Geçtiğimiz 24 Ağustos’ta yayımlanan ve 13 Eylül günü İspanyol Parlamentosu’nun da onayını alan bu genelgenin İspanyanın gündemine düştüğünden beri bu anıt mezarlıkta rehberlik yapan bir genç kızın El Pais gazetesine verdiği bir röportajdan da anlıyoruz ki “Şehitler Vadisi” son günlerde şimdiye kadar sahip olmadığı rekor bir ziyaretçi akınına uğramış. Bunlar arasında Franco’nun mezarı üzerinde zıplayan gençlerden, onu ve Falanjist lideri ziyaret edip marşlar okuyan faşistlere kadar pek çok kişi varmış.

Pedro Sánchez’in “Bu kararla İspanya tarihi bir adım attı, demokrasimiz bugün çok daha güçlü” diye açıklama yapmasına karşılık Franco’nun ailesi “her türlü hukuksal ve toplumsal etkinliklerle” hükümetin bu kararına karşı çıkacaklarını açıkladı. Bu arada Salamanca’nın Águeda kasabasının belediye başkanı gibi yakıldıktan sonra külleri bizim kasabamıza getirilsin diye aileye baş vuran ve bu olaydan bir çıkar elde etmeye çalışanlar da var.

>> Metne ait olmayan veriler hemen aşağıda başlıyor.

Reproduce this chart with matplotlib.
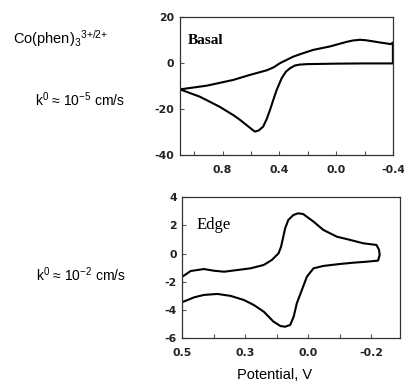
import matplotlib
matplotlib.use("Agg")
import matplotlib.pyplot as plt
from matplotlib.ticker import MultipleLocator

plt.rcParams['font.family'] = ['Liberation Sans', 'DejaVu Sans']
plt.rcParams['mathtext.default'] = 'regular'

# Basal plane CV (forward scan then return scan), potential in V, current in uA
basal_v = [1.10, 0.96, 0.82, 0.72, 0.677, 0.62, 0.59, 0.572, 0.545, 0.515, 0.49, 0.466,
           0.44, 0.419, 0.384, 0.355, 0.325, 0.29, 0.255, 0.2, 0.0, -0.2, -0.40,
           -0.40, -0.385, -0.356, -0.30, -0.262, -0.21, -0.168, -0.12, -0.074, 0.043,
           0.161, 0.25, 0.304, 0.35, 0.396, 0.44, 0.489, 0.607, 0.725, 0.912, 1.10]
basal_i = [-11.4, -14.6, -19.0, -22.8, -24.7, -27.5, -29.0, -29.8, -29.3, -27.7, -24.5, -20.4,
           -15.5, -11.7, -6.6, -3.8, -2.2, -1.0, -0.6, -0.4, -0.2, -0.1, -0.1,
           9.0, 8.3, 8.6, 9.1, 9.5, 10.0, 10.2, 9.9, 9.3, 7.3,
           5.8, 4.0, 2.8, 1.4, 0.0, -1.8, -3.1, -5.1, -7.3, -9.8, -11.4]

# Edge plane CV
edge_v = [0.397, 0.374, 0.332, 0.300, 0.268, 0.226, 0.184, 0.142, 0.116, 0.095, 0.087,
          0.074, 0.064, 0.048, 0.033, 0.017, -0.016, -0.047, -0.090, -0.132, -0.174,
          -0.216, -0.224, -0.226, -0.221, -0.184, -0.142, -0.100, -0.047, -0.016, 0.005,
          0.021, 0.037, 0.047, 0.058, 0.074, 0.089, 0.111, 0.142, 0.174, 0.205, 0.247,
          0.289, 0.332, 0.363, 0.397]
edge_i = [-1.59, -1.24, -1.10, -1.22, -1.29, -1.17, -1.05, -0.81, -0.45, 0.02, 0.49,
          1.80, 2.39, 2.74, 2.86, 2.81, 2.27, 1.68, 1.20, 0.97, 0.73,
          0.61, 0.26, -0.10, -0.50, -0.58, -0.65, -0.74, -0.88, -1.05, -1.64,
          -2.59, -3.53, -4.48, -5.07, -5.20, -5.15, -4.84, -4.13, -3.65, -3.30, -3.01,
          -2.87, -2.94, -3.11, -3.42]

basal_xticks = [0.8, 0.4, 0.0, -0.4]
basal_xlabels = ["0.8", "0.4", "0.0", "-0.4"]
basal_yticks = [20, 0, -20, -40]
edge_xticks = [0.4, 0.2, 0.0, -0.2]
edge_xlabels = ["0.5", "0.3", "0.0", "-0.2"]
edge_yticks = [4, 2, 0, -2, -4, -6]

fig = plt.figure(figsize=(4.04, 3.85), dpi=100)
ax1 = fig.add_axes([0.4455, 0.5974, 0.527, 0.3577])
ax2 = fig.add_axes([0.4517, 0.1221, 0.538, 0.3655])

tickfont = dict(family='DejaVu Sans', weight='bold', size=7.8, color='#222222')

ax1.plot(basal_v, basal_i, color='black', lw=1.5)
ax1.set_xlim(1.1, -0.4)
ax1.set_ylim(-40, 20)
ax1.set_xticks(basal_xticks)
ax1.set_xticklabels(basal_xlabels, **tickfont)
ax1.set_yticks(basal_yticks)
ax1.set_yticklabels([str(t) for t in basal_yticks], **tickfont)
ax1.xaxis.set_minor_locator(MultipleLocator(0.2))
ax1.text(0.038, 0.835, "Basal", transform=ax1.transAxes, family='Liberation Serif',
         weight='bold', size=11, va='center', ha='left')

ax2.plot(edge_v, edge_i, color='black', lw=1.5)
ax2.set_xlim(0.4, -0.29)
ax2.set_ylim(-6, 4)
ax2.set_xticks(edge_xticks)
ax2.set_xticklabels(edge_xlabels, **tickfont)
ax2.set_yticks(edge_yticks)
ax2.set_yticklabels([str(t) for t in edge_yticks], **tickfont)
ax2.xaxis.set_minor_locator(MultipleLocator(0.1))
ax2.text(0.064, 0.803, "Edge", transform=ax2.transAxes, family='Liberation Serif',
         size=12, va='center', ha='left')

for ax in (ax1, ax2):
    for s in ax.spines.values():
        s.set_linewidth(0.9)
        s.set_color('#333333')
    ax.tick_params(which='both', direction='in', length=3, width=0.8, color='#555555')
    ax.tick_params(axis='x', which='major', pad=7)
    ax.tick_params(axis='y', which='major', pad=4)

fig.text(0.032, 0.901, "Co(phen)$_3$$^{3{+}/2{+}}$", size=10.5, va='center', ha='left')
fig.text(0.087, 0.740, "k$^0$ \u2248 10$^{-5}$ cm/s", size=10, va='center', ha='left')
fig.text(0.089, 0.286, "k$^0$ \u2248 10$^{-2}$ cm/s", size=10, va='center', ha='left')
fig.text(0.68, 0.026, "Potential, V", size=10.5, va='center', ha='center')

fig.savefig("out.png", dpi=100)
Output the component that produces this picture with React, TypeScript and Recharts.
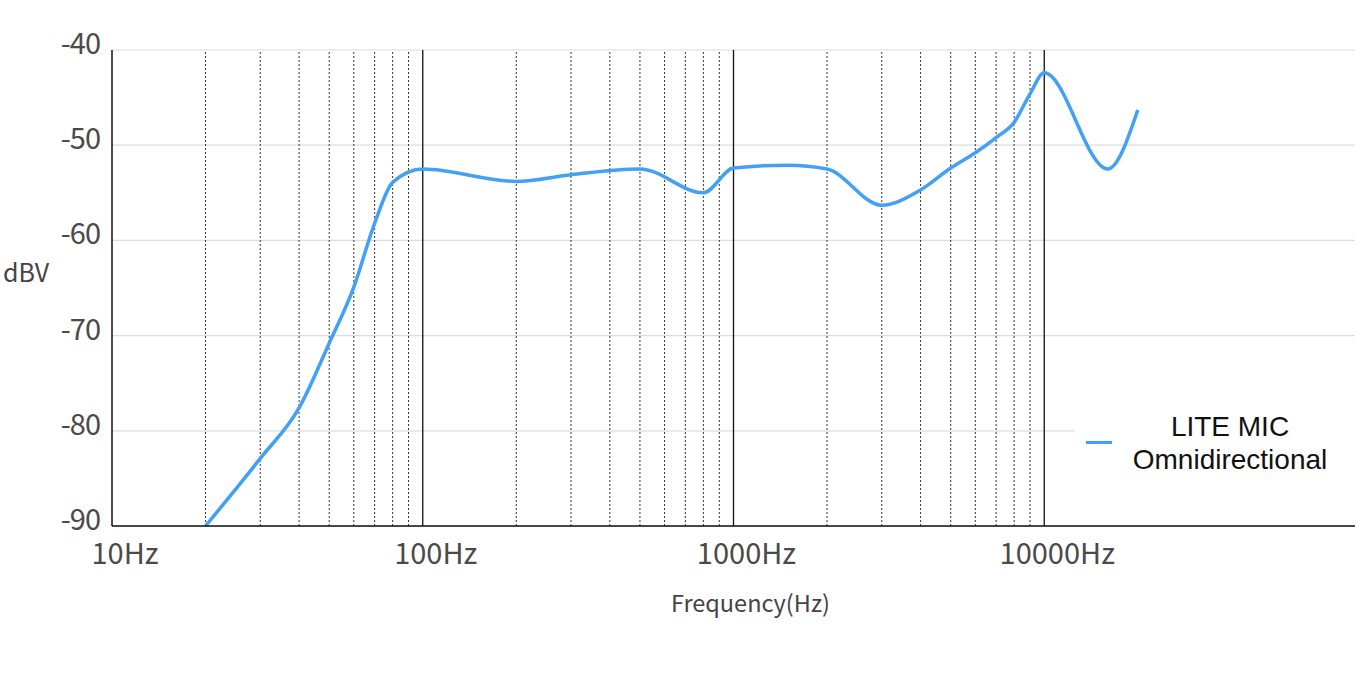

Bir de geçtiğimiz hafta sonu bu Şehitler Vadisi'nde bulunan kilisedeki ayin sırasında bir konuşma yapan Anıt Mezarlığın dini lideri “Bir toplum İsa’nın yolundan ayrıldığı zaman ancak şimdi yaşıyor olduğumuz gibi; nefret, hırs, yalan ve intikam arzusu içine düşebilir” diyerek hükümetin almış olduğu kararı eleştirmekten de geri kalmadı. Tabii ki zaten bu konuda radikal sağcı dindarların görüşleri belli. Önümüzdeki günler bakalım bu konuda nelere gebe.

Ben 20 yılını İspanya’da geçirmiş bir Türk olarak eminim ki İspanya dünyaya bir diktatörü silmenin ne olduğunu tüm görkemiyle gösterecek. Darısı tüm diğer dünya diktatörlerinin başına diyelim.